Um filmezinho escorreito, sem bullshits técnicas ou efeitos especiais, apenas a força de uma história que não necessita sequer de um certo realismo emocionalmente pedinchão para se fazer valer.
E o filme é, em grande parte, a presença enorme de Lindon, um actor de famílias bem a fazer de desempregado cinquentão Thierry que revê todo o seu estilo de vida por forma a seguir a tal lei do mercado.
Não é de obras primas que se fala quando se fala deste filme de Stéphane Brizé, mas do grande cinema de mensagem, sem bagagem de tragédia ou moralismo. Venceu justamente o prémio de melhor interpretação masculina bem como o prémio do júri ecuménico. Mesmo quase um ano depois, esta Lei do Mercado não perdeu a sua força.
“Gosto de interpretar pessoas comuns”
Encontrámos-nos com o actor francês em Janeiro passado na antecâmara dos Prémios do Cinema Europeu, em Berlim, para a nossa entrevista.
Jornal Tornado – Como viveu o momento em que venceu em Cannes o prémio de interpretação por “A Lei do Mercado”, sobre a realidade do desemprego em França?
Vincent Lindon – Foi o melhor dia da minha vida no cinema. Por muitas razões, não que tenha a ver com prémios, algo que eu não ligo nada, podemos ser bons actores sem ganhar prémios ou o contrário também. Como para mim foi o meu primeiro prémio torna-se ainda mais importante. Como um amigo meu costuma dizer: vencer o César, é como ganhar o campeonato de futebol francês; o Óscar é vencer o Mundial, mas um prémio em Cannes, é superior, como uma Liga dos Campeões. A verdade é que já pus a minha marca na História do Cinema.
Ainda por cima por um filme que fala da vida, do homem comum, um filme tão actual hoje em dia, sobre o tema do desemprego.

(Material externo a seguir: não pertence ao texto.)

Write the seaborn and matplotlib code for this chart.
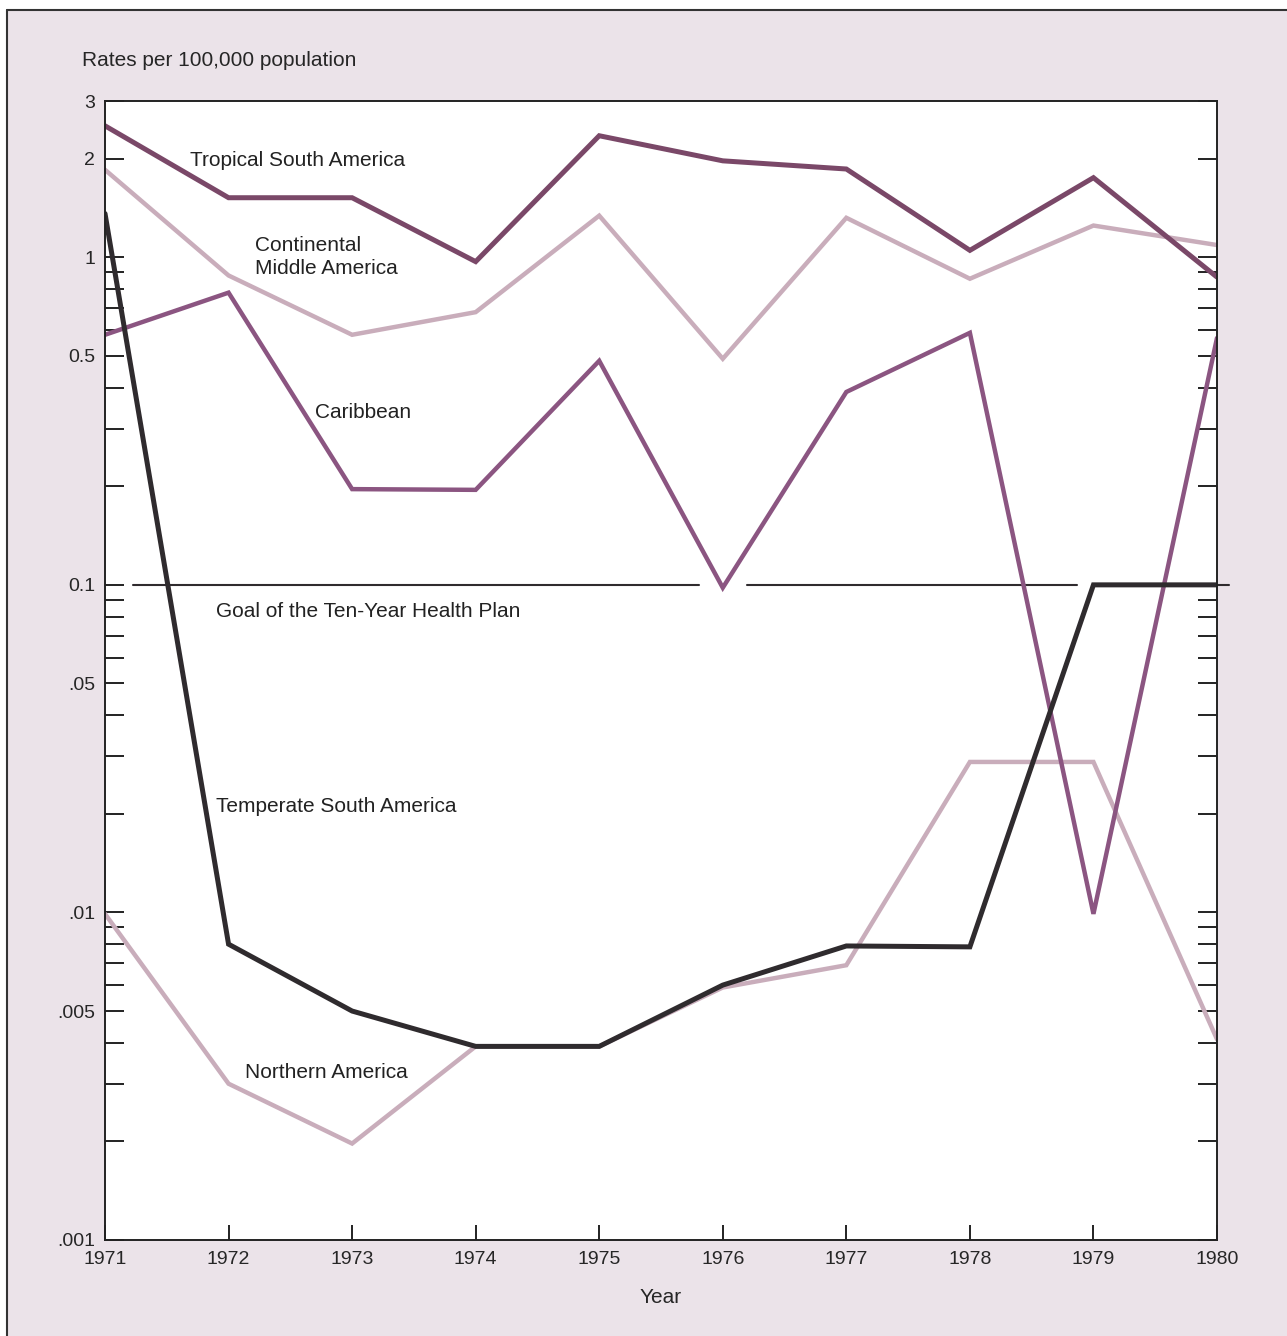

Isso para si tem ainda mais importância?
Por isso, não e só o prémio que é importante. Até porque é um tema que me é muito próximo. Por isso, é um prémio que reflecte todas essas pessoas – e são demasiados milhões em toda a Europa – que não têm trabalho. Eu senti isso quando percebo a reacção de outras pessoas, porque sentem que sou um deles.
É interessante, porque neste papel como também em “Diário de Uma criada de Quarto”, e mesmo em outros papéis, percebe-se que você tem um rosto e uma postura que são credíveis neste tipo de papel.
Sim, sem dúvida, é isso mesmo que eu sinto.
Isso significa que o seu próximo filme “Les Chevaliers Blancs”, do Joachim Lafosse, no papel de um agente humanitário, representa uma outra dimensão disto que temos estado a falar?
Sim, mas é mais complicado, porque é a história de um homem que foi para o Chad, no Darfour, com a sua namorada na tentativa de trazer uma centena de crianças para adopção em França, achando que está a fazer o melhor e que os está a salvar. Só que ele é uma pessoa que está contaminada com um vírus de narcisismo. Está contagiado com a ideia dele próprio.
A sua personagem vive um período traumático, mas vemos também o estranho crescimento da extrema direita. Como encara esse fenómeno político que começa a ter uma relevância significativa em França e não só?
A questão é que eu não quero que ninguém da extrema direita possa falar mais do que um segundo que seja. O que não suporto é que se fale deles próprios.
O melhor será ignorá-los…
É por isso que não quero falar sobre eles um segundo que seja. É essa a minha resposta. Porque os odeio tanto que não quero usar mais do que um segundo que seja a encará-los.
Apesar de sentir empatia pelos desempregados, a verdade é que o Vincent vem de uma família muito respeitada em França: o seu avô foi Primeiro Ministro e teve vários membros da sua família com cargos de muito relevo. Sentiu algum constrangimento ao interpretar essa personagem?
Porque haveria de sentir? É claro que muita gente me pergunta como posso interpretar o homem comum quando pertenço à aristocracia e burguesia? Mas o que me leva justamente ao cinema é o gosto de interpretar pessoas comuns.